South Korea's art community was embroiled in a fresh forgery row this week after a court ruled that at least four artworks by Lee Ufan, a prominent 80-year-old artist, have been forged despite his claim they are all authentic.
Lee's art is rooted in an Eastern appreciation of the nature of materials and also in modern European phenomenology. His paintings regularly fetch six-figure dollar sums at auction.
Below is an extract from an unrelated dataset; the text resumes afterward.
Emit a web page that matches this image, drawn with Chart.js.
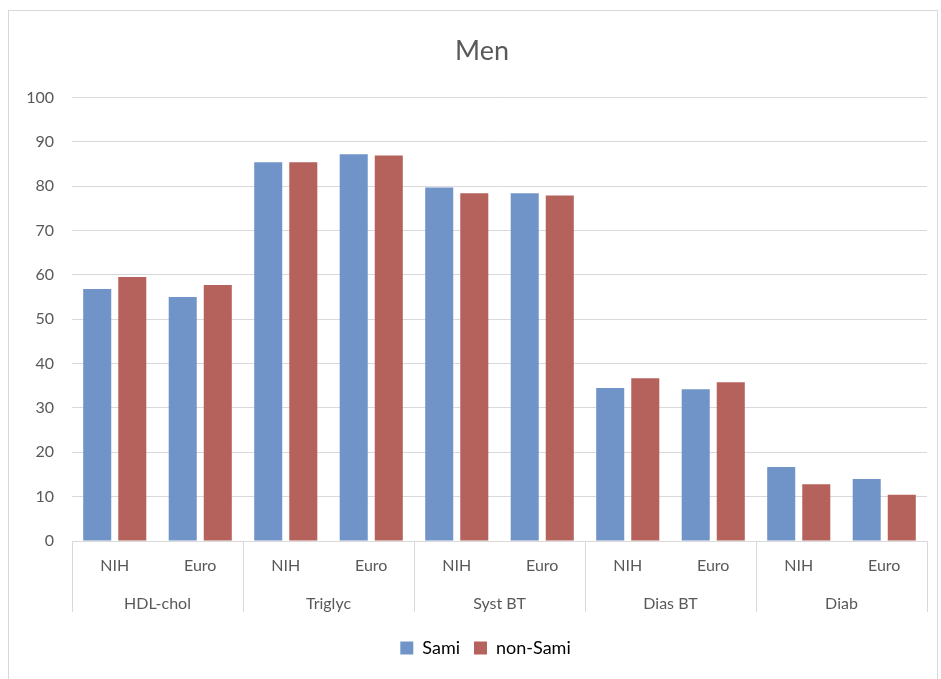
<!DOCTYPE html>
<html>
<head>
<meta charset="utf-8">
<script src="https://cdn.jsdelivr.net/npm/chart.js@4.4.1/dist/chart.umd.min.js"></script>
<style>
  html, body { margin: 0; padding: 0; background: #ffffff; }
  #wrap { position: relative; width: 941px; height: 679px; overflow: hidden; }
  #frame { position: absolute; left: 8px; top: 10px; width: 930px; height: 700px; border: 1px solid #d9d9d9; box-sizing: border-box; }
  #c { position: absolute; left: 0; top: 0; }
</style>
</head>
<body>
<div id="wrap">
  <div id="frame"></div>
  <canvas id="c" width="941" height="679"></canvas>
</div>
<script>
// Criteria (outer groups) and reference standard (inner categories)
const groups = ["HDL-chol", "Triglyc", "Syst BT", "Dias BT", "Diab"];
const standards = ["NIH", "Euro"];
const categories = groups.flatMap(() => standards);

// Prevalence (%) among men
const sami    = [56.8, 55.0, 85.4, 87.2, 79.7, 78.4, 34.5, 34.2, 16.7, 14.0];
const nonSami = [59.5, 57.7, 85.4, 86.9, 78.4, 77.9, 36.7, 35.8, 12.8, 10.4];

const yTicksMax = 100;
const yTickStep = 10;

const textColor = "#595959";
const lineColor = "#d9d9d9";
const fontFamily = "Lato, 'Open Sans', 'Liberation Sans', sans-serif";

// Height of the two label rows under the plot, spanned by the group separators
const labelBandHeight = 71;

// Vertical separators between the outer groups, running under both label rows
const groupSeparators = {
  id: "groupSeparators",
  afterDraw(chart) {
    const x = chart.scales.x;
    const ctx = chart.ctx;
    const n = categories.length;
    const half = (x.getPixelForValue(1) - x.getPixelForValue(0)) / 2;
    const top = chart.chartArea.bottom;
    const bottom = top + labelBandHeight;
    ctx.save();
    ctx.strokeStyle = lineColor;
    ctx.lineWidth = 1;
    for (let i = 0; i <= n; i += standards.length) {
      const px = Math.round(i < n ? x.getPixelForValue(i) - half : x.getPixelForValue(n - 1) + half) + 0.5;
      ctx.beginPath();
      ctx.moveTo(px, top);
      ctx.lineTo(px, bottom);
      ctx.stroke();
    }
    ctx.restore();
  }
};

// Nudge the title and legend a little to the right of the canvas centre
const centreNudge = {
  id: "centreNudge",
  afterLayout(chart) {
    if (chart.titleBlock) chart.titleBlock.left += 27;
    if (chart.legend) chart.legend.left += 34;
  }
};

new Chart(document.getElementById("c"), {
  type: "bar",
  data: {
    labels: categories,
    datasets: [
      { label: "Sami", data: sami, backgroundColor: "#7194c8", xAxisID: "x" },
      { label: "non-Sami", data: nonSami, backgroundColor: "#b4625b", xAxisID: "x" }
    ]
  },
  options: {
    responsive: false,
    animation: false,
    devicePixelRatio: 1,
    datasets: { bar: { categoryPercentage: 0.82, barPercentage: 0.8 } },
    layout: { padding: { left: 10, right: 14, top: 31, bottom: 12 } },
    plugins: {
      title: {
        display: true,
        text: "Men",
        color: textColor,
        font: { family: fontFamily, size: 27, weight: "normal" },
        padding: { top: 4, bottom: 30 }
      },
      legend: {
        position: "bottom",
        labels: {
          color: "#000000",
          font: { family: fontFamily, size: 18 },
          boxWidth: 13,
          boxHeight: 13,
          padding: 14
        }
      },
      tooltip: { enabled: false }
    },
    scales: {
      x: {
        type: "category",
        position: "bottom",
        offset: true,
        grid: { display: false },
        border: { display: true, color: lineColor },
        ticks: { color: textColor, font: { family: fontFamily, size: 16 }, padding: 7, maxRotation: 0 },
        afterFit(scale) { scale.height = 45; }
      },
      x2: {
        type: "category",
        position: "bottom",
        labels: groups,
        offset: true,
        grid: { display: false },
        border: { display: false },
        ticks: { color: textColor, font: { family: fontFamily, size: 16 }, padding: 0, maxRotation: 0 },
        afterFit(scale) { scale.height = 39; }
      },
      y: {
        min: 0,
        max: yTicksMax,
        ticks: { stepSize: yTickStep, color: textColor, font: { family: fontFamily, size: 16 }, padding: 18 },
        grid: { color: lineColor, drawTicks: false },
        border: { display: false },
        afterFit(scale) { scale.width = 62; }
      }
    }
  },
  plugins: [groupSeparators, centreNudge]
});
</script>
</body>
</html>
A 1980 canvas with a series of vertical blue lines went for $410,000 at Sotheby's in New York in 2010.
A Seoul court sentenced a gallery operator and an antique dealer to four years and seven years in prison each Wednesday for selling forged artworks of the minimalist painter and sculptor honored for contributing to the development of contemporary art in Japan.
Based on an evaluation by South Korean experts, the court ruled at least four pieces have been forged, though the artist argued they are all his original works.
In a separate case last month, prosecutors rebutted evaluation by Lumiere Technology, a prominent French research team, that "Beautiful Woman" allegedly authored by Chun Kyung-ja (1924-2015) was a fake.
The French team was famous for finding an image of a portrait underneath the Mona Lisa in 2004. At the request of Chun's family, Lumiere concluded "Beautiful Woman" was a fake, but prosecutors rejected its evaluation, saying the art piece in question was genuine.
When the artwork was displayed in 1991, Chun insisted it was a fake and retired from painting in protest. After her death in 2015 in New York, her family filed a lawsuit. Chun was best known for her paintings of female figures and flowers using vivid primary colors. Her works have sold at auction for up to one million dollars.